Under Pfeifer’s management, the membership arrangement was ended. The pool started charging an admission fee of $2 for a full day and $1 for those arriving after 5 p.m.

“We’ve never raised the fee,” she said. “Basically, we’re the cheapest summer day care in Lawrence. We had 50 to 100 kids here on hot summer days. We had kids bring bags of pennies to pay admission. I’ve had kids come to me and say they couldn’t afford the $2 or even the $1 admission. I’d have them pull weeds or take out trash to earn a pass in the pool.”

As it had from the beginning, the pool continued to foster a sense of community in the neighborhood, Erickson said. She got to know children she would never have met, and they got to know her by name, she said. There was further neighborhood bonding through evening picnics, at which the pool would treat kids to hotdogs and drinks.

Erickson now wonders what will become of the neighborhood without that glue.

“As long as that pool stayed open, there wasn’t going to be any graffiti in the neighborhood,” she said. “That little pool gave people so much more than it ever took. It was so much better than kids running the streets with nothing to do.”

Many of the neighborhood children who frequented the pool aren’t going to be able to travel downtown to the Lawrence Aquatic Center, Erickson said.

“I go over to the west side and see a lot of parks and the Indoor Aquatic Center,” she said. “There’s no pool for the kids on the east side.”

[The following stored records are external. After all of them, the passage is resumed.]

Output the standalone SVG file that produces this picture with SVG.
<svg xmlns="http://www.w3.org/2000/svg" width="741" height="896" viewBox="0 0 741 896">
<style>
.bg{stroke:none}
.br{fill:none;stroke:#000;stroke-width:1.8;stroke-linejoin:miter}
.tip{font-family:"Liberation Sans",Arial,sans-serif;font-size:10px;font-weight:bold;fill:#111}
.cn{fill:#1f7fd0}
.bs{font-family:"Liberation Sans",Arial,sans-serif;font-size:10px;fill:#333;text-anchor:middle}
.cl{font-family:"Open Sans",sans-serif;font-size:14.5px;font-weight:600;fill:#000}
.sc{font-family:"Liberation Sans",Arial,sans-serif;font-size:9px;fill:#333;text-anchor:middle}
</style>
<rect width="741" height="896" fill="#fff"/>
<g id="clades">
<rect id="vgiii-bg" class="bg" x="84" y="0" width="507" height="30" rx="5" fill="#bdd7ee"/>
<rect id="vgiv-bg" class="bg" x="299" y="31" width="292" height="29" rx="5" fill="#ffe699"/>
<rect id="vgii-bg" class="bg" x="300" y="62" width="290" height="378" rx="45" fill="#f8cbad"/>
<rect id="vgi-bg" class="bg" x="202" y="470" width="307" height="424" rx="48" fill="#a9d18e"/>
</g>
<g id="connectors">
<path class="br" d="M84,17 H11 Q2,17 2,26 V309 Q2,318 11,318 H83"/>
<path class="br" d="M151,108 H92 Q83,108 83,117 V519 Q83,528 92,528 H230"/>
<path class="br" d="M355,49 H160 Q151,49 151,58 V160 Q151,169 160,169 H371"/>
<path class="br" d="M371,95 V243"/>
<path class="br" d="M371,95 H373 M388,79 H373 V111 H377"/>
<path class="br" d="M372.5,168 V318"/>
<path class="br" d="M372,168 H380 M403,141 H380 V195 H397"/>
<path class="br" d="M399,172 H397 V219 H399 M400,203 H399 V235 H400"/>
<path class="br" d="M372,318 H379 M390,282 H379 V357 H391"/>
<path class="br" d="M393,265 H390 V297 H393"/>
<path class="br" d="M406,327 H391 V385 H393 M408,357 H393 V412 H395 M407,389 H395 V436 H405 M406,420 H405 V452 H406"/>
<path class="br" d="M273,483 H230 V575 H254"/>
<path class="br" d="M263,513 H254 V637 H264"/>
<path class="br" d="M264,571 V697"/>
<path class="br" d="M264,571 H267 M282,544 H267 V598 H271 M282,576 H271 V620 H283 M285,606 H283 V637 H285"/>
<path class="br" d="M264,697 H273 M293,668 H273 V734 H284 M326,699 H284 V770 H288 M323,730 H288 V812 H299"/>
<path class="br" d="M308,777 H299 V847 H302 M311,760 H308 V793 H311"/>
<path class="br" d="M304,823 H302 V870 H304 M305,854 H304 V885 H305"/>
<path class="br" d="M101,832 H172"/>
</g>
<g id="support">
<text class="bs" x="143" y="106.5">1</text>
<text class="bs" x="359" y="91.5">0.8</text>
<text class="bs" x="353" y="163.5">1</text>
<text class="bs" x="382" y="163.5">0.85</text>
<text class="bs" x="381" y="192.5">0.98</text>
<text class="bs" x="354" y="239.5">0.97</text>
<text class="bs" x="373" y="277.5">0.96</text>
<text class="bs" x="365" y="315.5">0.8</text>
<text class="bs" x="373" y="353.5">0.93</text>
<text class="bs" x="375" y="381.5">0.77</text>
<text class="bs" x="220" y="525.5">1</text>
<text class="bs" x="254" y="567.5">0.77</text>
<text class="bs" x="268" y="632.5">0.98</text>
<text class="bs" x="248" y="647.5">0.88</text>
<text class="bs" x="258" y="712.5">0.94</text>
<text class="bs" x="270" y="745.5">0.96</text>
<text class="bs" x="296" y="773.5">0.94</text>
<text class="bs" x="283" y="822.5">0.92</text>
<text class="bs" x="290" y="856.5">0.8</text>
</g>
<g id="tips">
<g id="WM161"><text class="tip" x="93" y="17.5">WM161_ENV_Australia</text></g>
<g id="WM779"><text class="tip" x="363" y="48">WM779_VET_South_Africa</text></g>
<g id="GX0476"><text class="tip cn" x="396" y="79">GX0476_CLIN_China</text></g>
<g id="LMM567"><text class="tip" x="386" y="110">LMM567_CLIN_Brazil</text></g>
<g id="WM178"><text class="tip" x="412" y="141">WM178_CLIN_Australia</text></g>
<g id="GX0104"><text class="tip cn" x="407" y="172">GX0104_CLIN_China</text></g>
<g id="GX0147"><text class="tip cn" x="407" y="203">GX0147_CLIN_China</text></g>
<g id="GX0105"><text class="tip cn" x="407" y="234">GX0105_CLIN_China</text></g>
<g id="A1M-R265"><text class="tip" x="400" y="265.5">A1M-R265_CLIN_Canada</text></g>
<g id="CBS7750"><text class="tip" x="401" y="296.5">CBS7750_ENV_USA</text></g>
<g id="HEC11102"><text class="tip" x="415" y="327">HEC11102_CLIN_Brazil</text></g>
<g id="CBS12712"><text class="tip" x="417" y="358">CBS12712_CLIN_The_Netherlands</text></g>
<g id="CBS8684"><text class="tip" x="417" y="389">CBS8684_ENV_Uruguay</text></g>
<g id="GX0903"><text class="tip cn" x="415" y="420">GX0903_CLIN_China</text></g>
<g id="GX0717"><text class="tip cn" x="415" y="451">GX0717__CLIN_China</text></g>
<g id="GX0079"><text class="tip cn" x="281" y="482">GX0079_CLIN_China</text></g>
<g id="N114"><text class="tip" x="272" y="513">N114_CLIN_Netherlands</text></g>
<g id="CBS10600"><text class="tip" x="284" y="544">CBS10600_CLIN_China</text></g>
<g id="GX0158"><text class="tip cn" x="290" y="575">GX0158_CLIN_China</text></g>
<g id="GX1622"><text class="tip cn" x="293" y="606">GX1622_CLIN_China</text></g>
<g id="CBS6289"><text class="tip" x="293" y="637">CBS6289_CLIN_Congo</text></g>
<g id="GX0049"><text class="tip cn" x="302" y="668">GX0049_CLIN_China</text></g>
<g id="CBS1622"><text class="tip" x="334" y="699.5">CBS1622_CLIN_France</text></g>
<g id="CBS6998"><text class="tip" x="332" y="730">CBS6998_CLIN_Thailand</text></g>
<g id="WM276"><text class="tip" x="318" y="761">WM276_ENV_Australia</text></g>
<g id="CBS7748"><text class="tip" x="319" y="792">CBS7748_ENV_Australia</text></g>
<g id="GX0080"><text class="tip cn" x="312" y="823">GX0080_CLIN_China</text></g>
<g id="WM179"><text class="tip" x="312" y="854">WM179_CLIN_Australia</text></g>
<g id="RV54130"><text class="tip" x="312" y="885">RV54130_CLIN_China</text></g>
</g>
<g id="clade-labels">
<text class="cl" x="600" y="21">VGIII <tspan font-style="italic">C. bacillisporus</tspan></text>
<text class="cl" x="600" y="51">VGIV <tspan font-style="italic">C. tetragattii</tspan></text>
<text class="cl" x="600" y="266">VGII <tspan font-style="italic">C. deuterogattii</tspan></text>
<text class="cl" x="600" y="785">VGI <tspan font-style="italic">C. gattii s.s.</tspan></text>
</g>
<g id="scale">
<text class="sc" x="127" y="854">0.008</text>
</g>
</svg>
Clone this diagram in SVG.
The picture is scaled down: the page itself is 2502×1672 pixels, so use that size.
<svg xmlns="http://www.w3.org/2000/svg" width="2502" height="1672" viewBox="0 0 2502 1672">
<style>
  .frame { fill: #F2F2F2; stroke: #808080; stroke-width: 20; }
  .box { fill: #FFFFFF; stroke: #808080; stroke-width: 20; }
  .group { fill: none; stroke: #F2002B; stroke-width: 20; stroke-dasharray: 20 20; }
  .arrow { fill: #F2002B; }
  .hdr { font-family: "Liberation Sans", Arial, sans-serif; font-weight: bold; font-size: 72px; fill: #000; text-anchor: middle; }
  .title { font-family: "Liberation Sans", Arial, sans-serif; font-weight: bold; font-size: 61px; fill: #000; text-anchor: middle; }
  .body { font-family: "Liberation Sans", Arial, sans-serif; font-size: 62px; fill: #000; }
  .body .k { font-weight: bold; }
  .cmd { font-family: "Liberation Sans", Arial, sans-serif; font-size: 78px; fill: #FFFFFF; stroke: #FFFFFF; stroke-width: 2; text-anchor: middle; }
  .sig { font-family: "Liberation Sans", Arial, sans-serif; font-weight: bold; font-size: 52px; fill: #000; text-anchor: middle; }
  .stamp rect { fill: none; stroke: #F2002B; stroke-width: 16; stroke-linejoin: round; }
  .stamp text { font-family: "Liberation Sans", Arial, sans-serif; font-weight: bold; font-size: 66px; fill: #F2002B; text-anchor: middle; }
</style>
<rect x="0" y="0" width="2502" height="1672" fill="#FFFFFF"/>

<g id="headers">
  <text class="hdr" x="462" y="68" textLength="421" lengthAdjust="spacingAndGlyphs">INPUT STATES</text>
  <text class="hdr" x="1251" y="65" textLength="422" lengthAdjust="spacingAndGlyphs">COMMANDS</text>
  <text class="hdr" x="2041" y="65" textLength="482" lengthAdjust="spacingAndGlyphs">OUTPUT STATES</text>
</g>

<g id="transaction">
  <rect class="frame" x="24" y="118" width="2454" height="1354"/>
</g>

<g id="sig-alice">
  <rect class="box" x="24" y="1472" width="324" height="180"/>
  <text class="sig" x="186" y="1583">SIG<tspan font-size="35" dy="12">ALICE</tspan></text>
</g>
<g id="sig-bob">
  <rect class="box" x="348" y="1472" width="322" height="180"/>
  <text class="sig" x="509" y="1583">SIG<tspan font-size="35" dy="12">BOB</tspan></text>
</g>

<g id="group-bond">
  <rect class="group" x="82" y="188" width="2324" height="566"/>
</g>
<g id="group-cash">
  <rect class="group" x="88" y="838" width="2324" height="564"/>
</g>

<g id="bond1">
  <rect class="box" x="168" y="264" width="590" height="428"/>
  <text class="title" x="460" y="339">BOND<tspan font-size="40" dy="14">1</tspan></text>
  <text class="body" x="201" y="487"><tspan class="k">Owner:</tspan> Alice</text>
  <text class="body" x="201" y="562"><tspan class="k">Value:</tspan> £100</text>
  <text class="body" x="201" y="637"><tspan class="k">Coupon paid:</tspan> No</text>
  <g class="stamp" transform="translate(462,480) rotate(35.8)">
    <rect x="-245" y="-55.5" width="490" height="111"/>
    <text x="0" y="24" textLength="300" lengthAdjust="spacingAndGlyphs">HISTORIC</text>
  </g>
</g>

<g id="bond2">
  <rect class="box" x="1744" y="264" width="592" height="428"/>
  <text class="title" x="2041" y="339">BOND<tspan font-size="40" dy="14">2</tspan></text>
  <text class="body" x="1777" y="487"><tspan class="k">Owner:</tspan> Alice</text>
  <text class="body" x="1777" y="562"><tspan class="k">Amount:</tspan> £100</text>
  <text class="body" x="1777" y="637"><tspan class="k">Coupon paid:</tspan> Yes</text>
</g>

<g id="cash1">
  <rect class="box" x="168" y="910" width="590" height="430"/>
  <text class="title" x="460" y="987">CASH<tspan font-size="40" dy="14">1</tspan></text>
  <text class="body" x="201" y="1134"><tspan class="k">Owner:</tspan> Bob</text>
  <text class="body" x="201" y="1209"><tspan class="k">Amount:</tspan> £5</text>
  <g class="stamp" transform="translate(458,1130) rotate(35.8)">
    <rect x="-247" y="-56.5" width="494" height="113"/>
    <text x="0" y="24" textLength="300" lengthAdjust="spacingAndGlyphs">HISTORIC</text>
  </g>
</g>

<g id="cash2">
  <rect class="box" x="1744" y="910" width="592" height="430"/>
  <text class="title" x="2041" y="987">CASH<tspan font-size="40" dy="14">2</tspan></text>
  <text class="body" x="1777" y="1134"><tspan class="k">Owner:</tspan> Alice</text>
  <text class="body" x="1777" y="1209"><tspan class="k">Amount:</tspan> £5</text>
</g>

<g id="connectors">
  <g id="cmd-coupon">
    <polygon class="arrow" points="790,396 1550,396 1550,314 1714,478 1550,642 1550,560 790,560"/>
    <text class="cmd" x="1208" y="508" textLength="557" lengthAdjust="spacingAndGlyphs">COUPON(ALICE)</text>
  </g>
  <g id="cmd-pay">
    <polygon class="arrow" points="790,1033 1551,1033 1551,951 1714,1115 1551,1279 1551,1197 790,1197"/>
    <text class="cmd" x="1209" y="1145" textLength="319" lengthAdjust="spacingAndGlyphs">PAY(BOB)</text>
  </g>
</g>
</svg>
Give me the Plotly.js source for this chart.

The pool and surrounding property are on two lots at the corner of Maple Lane and Fair Lane. Pfeifer said the stockholders would meet to decide what to do with the property, which the Douglas County Appraiser’s Office values at $60,000. She doesn’t think there is going to be much demand for the property.

“The single biggest thing is it has a pool sitting in the middle of it,” she said. “That’s going to be the hard part.”

Meanwhile, she is attempting to make peace with the end of a family and neighborhood tradition, Pfeifer said.

“I know there are going to be a lot of disappointed parents,” she said. “It makes me sad. It holds a lot of good memories. It’s going to be missed.”